» **Given task**:
In your copy, leave out the pictures; write out all the data exactly.

» **Supplied material**:

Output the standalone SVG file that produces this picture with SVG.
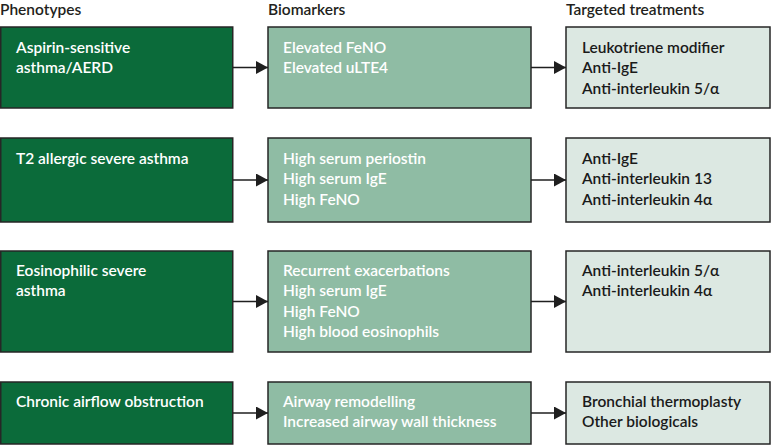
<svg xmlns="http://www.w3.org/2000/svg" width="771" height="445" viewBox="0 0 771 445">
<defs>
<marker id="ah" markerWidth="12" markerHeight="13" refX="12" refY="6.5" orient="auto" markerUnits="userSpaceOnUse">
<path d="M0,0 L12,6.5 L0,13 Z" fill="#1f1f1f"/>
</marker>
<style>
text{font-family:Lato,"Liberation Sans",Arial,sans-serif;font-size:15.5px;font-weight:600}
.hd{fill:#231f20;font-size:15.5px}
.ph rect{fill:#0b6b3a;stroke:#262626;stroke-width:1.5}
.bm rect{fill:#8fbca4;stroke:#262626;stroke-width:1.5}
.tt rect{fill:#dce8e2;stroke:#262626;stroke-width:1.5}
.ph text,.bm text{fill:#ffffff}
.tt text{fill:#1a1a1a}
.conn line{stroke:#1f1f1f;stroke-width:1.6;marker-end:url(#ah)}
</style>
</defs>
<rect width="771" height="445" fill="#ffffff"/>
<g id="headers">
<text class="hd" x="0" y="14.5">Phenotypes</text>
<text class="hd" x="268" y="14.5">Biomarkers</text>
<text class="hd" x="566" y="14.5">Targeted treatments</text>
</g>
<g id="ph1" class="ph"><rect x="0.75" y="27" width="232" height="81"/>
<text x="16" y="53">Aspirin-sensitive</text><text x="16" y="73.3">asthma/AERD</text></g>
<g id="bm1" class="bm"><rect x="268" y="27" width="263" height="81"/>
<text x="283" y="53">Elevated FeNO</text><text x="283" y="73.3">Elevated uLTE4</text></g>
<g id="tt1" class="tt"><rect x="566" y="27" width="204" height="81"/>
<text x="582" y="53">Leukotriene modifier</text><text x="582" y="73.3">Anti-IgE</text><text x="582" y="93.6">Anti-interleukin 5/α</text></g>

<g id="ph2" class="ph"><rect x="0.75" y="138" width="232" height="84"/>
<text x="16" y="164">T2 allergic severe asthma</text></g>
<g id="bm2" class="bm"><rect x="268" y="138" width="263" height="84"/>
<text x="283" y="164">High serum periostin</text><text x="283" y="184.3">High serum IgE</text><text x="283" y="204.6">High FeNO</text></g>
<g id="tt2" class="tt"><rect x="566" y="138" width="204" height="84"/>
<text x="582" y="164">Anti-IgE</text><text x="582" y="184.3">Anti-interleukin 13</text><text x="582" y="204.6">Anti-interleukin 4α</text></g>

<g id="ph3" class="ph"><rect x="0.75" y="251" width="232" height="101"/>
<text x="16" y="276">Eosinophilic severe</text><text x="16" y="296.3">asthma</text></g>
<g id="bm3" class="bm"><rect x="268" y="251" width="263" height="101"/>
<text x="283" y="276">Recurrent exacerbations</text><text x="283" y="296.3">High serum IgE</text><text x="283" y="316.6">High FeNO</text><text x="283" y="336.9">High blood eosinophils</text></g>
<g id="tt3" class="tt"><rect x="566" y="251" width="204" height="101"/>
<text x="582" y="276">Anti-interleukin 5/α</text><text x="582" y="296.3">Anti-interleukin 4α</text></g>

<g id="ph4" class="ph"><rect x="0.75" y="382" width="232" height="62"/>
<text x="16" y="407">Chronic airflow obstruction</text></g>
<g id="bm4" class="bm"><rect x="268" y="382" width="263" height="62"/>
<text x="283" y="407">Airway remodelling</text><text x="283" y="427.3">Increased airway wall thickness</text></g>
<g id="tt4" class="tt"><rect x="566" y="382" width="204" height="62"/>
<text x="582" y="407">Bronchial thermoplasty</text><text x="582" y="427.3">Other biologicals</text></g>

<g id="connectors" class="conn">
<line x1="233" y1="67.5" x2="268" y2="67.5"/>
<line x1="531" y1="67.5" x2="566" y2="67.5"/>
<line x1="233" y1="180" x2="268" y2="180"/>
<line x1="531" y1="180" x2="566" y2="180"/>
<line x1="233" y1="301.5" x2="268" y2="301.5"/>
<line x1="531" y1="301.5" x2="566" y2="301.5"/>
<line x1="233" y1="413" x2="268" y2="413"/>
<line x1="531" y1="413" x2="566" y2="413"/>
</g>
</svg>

» **Output for this task**:
Output the standalone SVG file that produces this picture with SVG.
<svg xmlns="http://www.w3.org/2000/svg" width="771" height="445" viewBox="0 0 771 445">
<defs>
<marker id="ah" markerWidth="12" markerHeight="13" refX="12" refY="6.5" orient="auto" markerUnits="userSpaceOnUse">
<path d="M0,0 L12,6.5 L0,13 Z" fill="#1f1f1f"/>
</marker>
<style>
text{font-family:Lato,"Liberation Sans",Arial,sans-serif;font-size:15.5px;font-weight:600}
.hd{fill:#231f20;font-size:15.5px}
.ph rect{fill:#0b6b3a;stroke:#262626;stroke-width:1.5}
.bm rect{fill:#8fbca4;stroke:#262626;stroke-width:1.5}
.tt rect{fill:#dce8e2;stroke:#262626;stroke-width:1.5}
.ph text,.bm text{fill:#ffffff}
.tt text{fill:#1a1a1a}
.conn line{stroke:#1f1f1f;stroke-width:1.6;marker-end:url(#ah)}
</style>
</defs>
<rect width="771" height="445" fill="#ffffff"/>
<g id="headers">
<text class="hd" x="0" y="14.5">Phenotypes</text>
<text class="hd" x="268" y="14.5">Biomarkers</text>
<text class="hd" x="566" y="14.5">Targeted treatments</text>
</g>
<g id="ph1" class="ph"><rect x="0.75" y="27" width="232" height="81"/>
<text x="16" y="53">Aspirin-sensitive</text><text x="16" y="73.3">asthma/AERD</text></g>
<g id="bm1" class="bm"><rect x="268" y="27" width="263" height="81"/>
<text x="283" y="53">Elevated FeNO</text><text x="283" y="73.3">Elevated uLTE4</text></g>
<g id="tt1" class="tt"><rect x="566" y="27" width="204" height="81"/>
<text x="582" y="53">Leukotriene modifier</text><text x="582" y="73.3">Anti-IgE</text><text x="582" y="93.6">Anti-interleukin 5/α</text></g>

<g id="ph2" class="ph"><rect x="0.75" y="138" width="232" height="84"/>
<text x="16" y="164">T2 allergic severe asthma</text></g>
<g id="bm2" class="bm"><rect x="268" y="138" width="263" height="84"/>
<text x="283" y="164">High serum periostin</text><text x="283" y="184.3">High serum IgE</text><text x="283" y="204.6">High FeNO</text></g>
<g id="tt2" class="tt"><rect x="566" y="138" width="204" height="84"/>
<text x="582" y="164">Anti-IgE</text><text x="582" y="184.3">Anti-interleukin 13</text><text x="582" y="204.6">Anti-interleukin 4α</text></g>

<g id="ph3" class="ph"><rect x="0.75" y="251" width="232" height="101"/>
<text x="16" y="276">Eosinophilic severe</text><text x="16" y="296.3">asthma</text></g>
<g id="bm3" class="bm"><rect x="268" y="251" width="263" height="101"/>
<text x="283" y="276">Recurrent exacerbations</text><text x="283" y="296.3">High serum IgE</text><text x="283" y="316.6">High FeNO</text><text x="283" y="336.9">High blood eosinophils</text></g>
<g id="tt3" class="tt"><rect x="566" y="251" width="204" height="101"/>
<text x="582" y="276">Anti-interleukin 5/α</text><text x="582" y="296.3">Anti-interleukin 4α</text></g>

<g id="ph4" class="ph"><rect x="0.75" y="382" width="232" height="62"/>
<text x="16" y="407">Chronic airflow obstruction</text></g>
<g id="bm4" class="bm"><rect x="268" y="382" width="263" height="62"/>
<text x="283" y="407">Airway remodelling</text><text x="283" y="427.3">Increased airway wall thickness</text></g>
<g id="tt4" class="tt"><rect x="566" y="382" width="204" height="62"/>
<text x="582" y="407">Bronchial thermoplasty</text><text x="582" y="427.3">Other biologicals</text></g>

<g id="connectors" class="conn">
<line x1="233" y1="67.5" x2="268" y2="67.5"/>
<line x1="531" y1="67.5" x2="566" y2="67.5"/>
<line x1="233" y1="180" x2="268" y2="180"/>
<line x1="531" y1="180" x2="566" y2="180"/>
<line x1="233" y1="301.5" x2="268" y2="301.5"/>
<line x1="531" y1="301.5" x2="566" y2="301.5"/>
<line x1="233" y1="413" x2="268" y2="413"/>
<line x1="531" y1="413" x2="566" y2="413"/>
</g>
</svg>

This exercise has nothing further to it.